Surplus Perdagangan Indonesia Menurun
Di dalam negeri, tekanan terhadap rupiah juga dipengaruhi oleh penurunan surplus perdagangan Indonesia pada Juli 2024. Surplus perdagangan Indonesia tercatat hanya sebesar US$0,47 miliar, turun tajam dari US$2,39 miliar pada Juni 2024. Ini merupakan surplus terendah sejak Mei 2023. Penurunan surplus ini terutama disebabkan oleh lonjakan kinerja impor di berbagai kategori, yang menekan neraca perdagangan Indonesia. Penurunan surplus perdagangan ini menambah tekanan pada nilai tukar rupiah, di tengah kondisi pasar yang sudah penuh dengan tantangan.
Nilai tukar rupiah mencatat pelemahan signifikan terhadap dolar Amerika Serikat (AS), menempatkannya sebagai mata uang Asia dengan penurunan terdalam kedua setelah peso Filipina. Pada saat Presiden Joko Widodo menyampaikan Pidato Kenegaraan terakhirnya di Sidang Tahunan MPR/DPR-RI, rupiah spot terpantau melemah sebesar 0,19% dan berada di level Rp15.730 per dolar AS.
Posisi rupiah yang melemah ini membuatnya hanya berada sedikit di atas peso Filipina, yang mengalami penurunan lebih tajam sebesar 0,48%. Selain rupiah, mata uang Asia lainnya yang juga tertekan di antaranya dong Vietnam, yang turun 0,10%, dan dolar Taiwan yang melemah 0,09%.
Pelemahan rupiah ini terjadi di tengah tekanan yang melanda pasar surat utang negara (SBN). Beberapa tenor SBN mengalami kenaikan imbal hasil yang menunjukkan adanya penurunan harga. Namun, menjelang akhir sesi pertama perdagangan, pasar menunjukkan tanda-tanda pembalikan arah.

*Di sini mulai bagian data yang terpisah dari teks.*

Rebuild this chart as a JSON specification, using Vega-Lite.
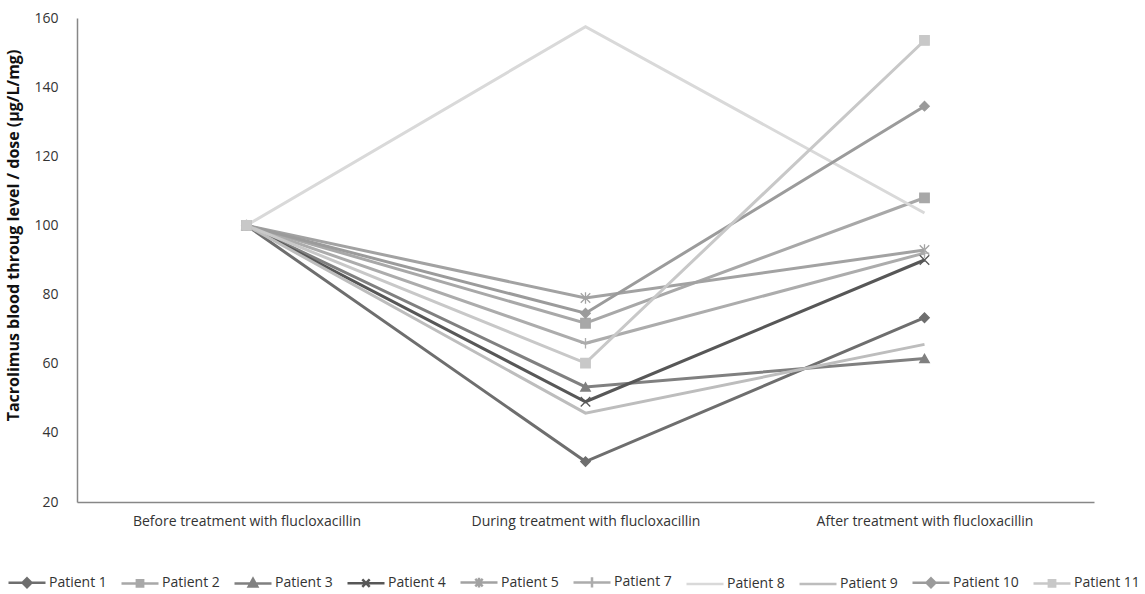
{
  "$schema": "https://vega.github.io/schema/vega-lite/v6.json",
  "autosize": {"type": "none"},
  "width": 1017,
  "height": 484,
  "padding": {"left": 77, "top": 18, "right": 51, "bottom": 92},
  "background": "white",
  "config": {"view": {"stroke": null}, "font": "Open Sans"},
  "data": {
    "values": [
      {"patient": "Patient 1", "phase": "Before treatment with flucloxacillin", "value": 100},
      {"patient": "Patient 1", "phase": "During treatment with flucloxacillin", "value": 31.7},
      {"patient": "Patient 1", "phase": "After treatment with flucloxacillin", "value": 73.3},
      {"patient": "Patient 2", "phase": "Before treatment with flucloxacillin", "value": 100},
      {"patient": "Patient 2", "phase": "During treatment with flucloxacillin", "value": 71.7},
      {"patient": "Patient 2", "phase": "After treatment with flucloxacillin", "value": 108},
      {"patient": "Patient 3", "phase": "Before treatment with flucloxacillin", "value": 100},
      {"patient": "Patient 3", "phase": "During treatment with flucloxacillin", "value": 53.3},
      {"patient": "Patient 3", "phase": "After treatment with flucloxacillin", "value": 61.5},
      {"patient": "Patient 4", "phase": "Before treatment with flucloxacillin", "value": 100},
      {"patient": "Patient 4", "phase": "During treatment with flucloxacillin", "value": 49},
      {"patient": "Patient 4", "phase": "After treatment with flucloxacillin", "value": 90},
      {"patient": "Patient 5", "phase": "Before treatment with flucloxacillin", "value": 100},
      {"patient": "Patient 5", "phase": "During treatment with flucloxacillin", "value": 79},
      {"patient": "Patient 5", "phase": "After treatment with flucloxacillin", "value": 92.9},
      {"patient": "Patient 7", "phase": "Before treatment with flucloxacillin", "value": 100},
      {"patient": "Patient 7", "phase": "During treatment with flucloxacillin", "value": 65.9},
      {"patient": "Patient 7", "phase": "After treatment with flucloxacillin", "value": 92},
      {"patient": "Patient 8", "phase": "Before treatment with flucloxacillin", "value": 100},
      {"patient": "Patient 8", "phase": "During treatment with flucloxacillin", "value": 157.5},
      {"patient": "Patient 8", "phase": "After treatment with flucloxacillin", "value": 103.6},
      {"patient": "Patient 9", "phase": "Before treatment with flucloxacillin", "value": 100},
      {"patient": "Patient 9", "phase": "During treatment with flucloxacillin", "value": 45.7},
      {"patient": "Patient 9", "phase": "After treatment with flucloxacillin", "value": 65.6},
      {"patient": "Patient 10", "phase": "Before treatment with flucloxacillin", "value": 100},
      {"patient": "Patient 10", "phase": "During treatment with flucloxacillin", "value": 74.6},
      {"patient": "Patient 10", "phase": "After treatment with flucloxacillin", "value": 134.5},
      {"patient": "Patient 11", "phase": "Before treatment with flucloxacillin", "value": 100},
      {"patient": "Patient 11", "phase": "During treatment with flucloxacillin", "value": 60.2},
      {"patient": "Patient 11", "phase": "After treatment with flucloxacillin", "value": 153.5}
    ]
  },
  "encoding": {
    "x": {
      "field": "phase",
      "type": "nominal",
      "sort": ["Before treatment with flucloxacillin", "During treatment with flucloxacillin", "After treatment with flucloxacillin"],
      "scale": {"type": "point", "padding": 0.5},
      "axis": {
        "title": null,
        "labelAngle": 0,
        "labelLimit": 0,
        "ticks": false,
        "grid": false,
        "domainColor": "#878787",
        "domainWidth": 1.5,
        "labelFontSize": 14,
        "labelColor": "#333333",
        "labelPadding": 12
      }
    },
    "y": {
      "field": "value",
      "type": "quantitative",
      "scale": {"domain": [20, 160], "nice": false, "zero": false},
      "axis": {
        "title": "Tacrolimus blood throug level / dose (µg/L/mg)",
        "values": [20, 40, 60, 80, 100, 120, 140, 160],
        "ticks": false,
        "grid": false,
        "domainColor": "#878787",
        "domainWidth": 1.5,
        "labelFontSize": 14,
        "labelColor": "#333333",
        "labelPadding": 19,
        "titleFontSize": 16,
        "titleFontWeight": "bold",
        "titleColor": "#111111",
        "titleX": -56,
        "titleY": 217
      }
    }
  },
  "layer": [
    {
      "mark": {"type": "line", "strokeWidth": 3},
      "encoding": {
        "color": {
          "field": "patient",
          "type": "nominal",
          "sort": ["Patient 1", "Patient 2", "Patient 3", "Patient 4", "Patient 5", "Patient 7", "Patient 8", "Patient 9", "Patient 10", "Patient 11"],
          "scale": {
            "domain": ["Patient 1", "Patient 2", "Patient 3", "Patient 4", "Patient 5", "Patient 7", "Patient 8", "Patient 9", "Patient 10", "Patient 11"],
            "range": ["#6e6e6e", "#a8a8a8", "#808080", "#575757", "#a2a2a2", "#acacac", "#d9d9d9", "#bdbdbd", "#9b9b9b", "#c8c8c8"]
          },
          "legend": {
            "title": null,
            "orient": "none",
            "legendX": -70,
            "legendY": 544,
            "direction": "horizontal",
            "columns": 10,
            "columnPadding": 9,
            "labelFontSize": 14,
            "labelColor": "#333333",
            "labelOffset": 2,
            "symbolSize": 1369,
            "encode": {
              "symbols": {
                "update": {
                  "shape": {"signal": "datum.value === 'Patient 1' || datum.value === 'Patient 10' ? 'M-1,0L1,0M0,-0.24L0.24,0L0,0.24L-0.24,0Z' : datum.value === 'Patient 2' || datum.value === 'Patient 11' ? 'M-1,0L1,0M-0.17,-0.17L0.17,-0.17L0.17,0.17L-0.17,0.17Z' : datum.value === 'Patient 3' ? 'M-1,0L1,0M0,-0.25L0.23,0.17L-0.23,0.17Z' : datum.value === 'Patient 4' ? 'M-1,0L1,0M-0.2,-0.2L0.2,0.2M-0.2,0.2L0.2,-0.2' : datum.value === 'Patient 5' ? 'M-1,0L1,0M-0.2,-0.2L0.2,0.2M-0.2,0.2L0.2,-0.2M0,-0.26L0,0.26' : datum.value === 'Patient 7' ? 'M-1,0L1,0M0,-0.28L0,0.28' : 'M-1,0L1,0'"},
                  "fill": {"scale": "color", "field": "value"},
                  "stroke": {"scale": "color", "field": "value"},
                  "strokeWidth": {"value": 2.5},
                  "size": {"value": 1369},
                  "opacity": {"value": 1}
                }
              }
            }
          }
        }
      }
    },
    {
      "transform": [{"filter": "datum.patient !== 'Patient 8' && datum.patient !== 'Patient 9'"}],
      "mark": {"type": "point", "filled": true, "size": 90, "strokeWidth": 1.3, "opacity": 1},
      "encoding": {
        "color": {
          "field": "patient",
          "type": "nominal",
          "legend": null
        },
        "stroke": {
          "field": "patient",
          "type": "nominal",
          "scale": {
            "domain": ["Patient 1", "Patient 2", "Patient 3", "Patient 4", "Patient 5", "Patient 7", "Patient 8", "Patient 9", "Patient 10", "Patient 11"],
            "range": ["#6e6e6e", "#a8a8a8", "#808080", "#575757", "#a2a2a2", "#acacac", "#d9d9d9", "#bdbdbd", "#9b9b9b", "#c8c8c8"]
          },
          "legend": null
        },
        "shape": {
          "field": "patient",
          "type": "nominal",
          "scale": {
            "domain": ["Patient 1", "Patient 2", "Patient 3", "Patient 4", "Patient 5", "Patient 7", "Patient 10", "Patient 11"],
            "range": ["diamond", "square", "triangle-up", "M-1,-1L1,1M-1,1L1,-1", "M-1,-1L1,1M-1,1L1,-1M0,-1.2L0,1.2", "M0,-1.1L0,1.1M-1,0L1,0", "diamond", "square"]
          },
          "legend": null
        }
      }
    }
  ]
}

Berdasarkan data real-time dari Bloomberg, imbal hasil SBN dengan tenor 2 tahun (2Y) yang sempat naik di pagi hari, mulai mengalami penurunan imbal hasil sebesar 2 basis poin (bps) ke level 6,429% pada akhir sesi pertama. Sementara itu, imbal hasil SBN tenor 10 tahun (10Y) juga mengalami penurunan sebesar 0,4 bps menjadi 6,713%.
Meski demikian, tidak semua tenor SBN menunjukkan perbaikan. Imbal hasil SBN tenor 5 tahun (5Y) masih melanjutkan kenaikannya, bertambah 1,5 bps ke level 6,566%. Sementara itu, imbal hasil untuk tenor yang lebih panjang, yaitu 15 tahun (15Y), juga mengalami kenaikan sebesar 1 bps ke 6,768%.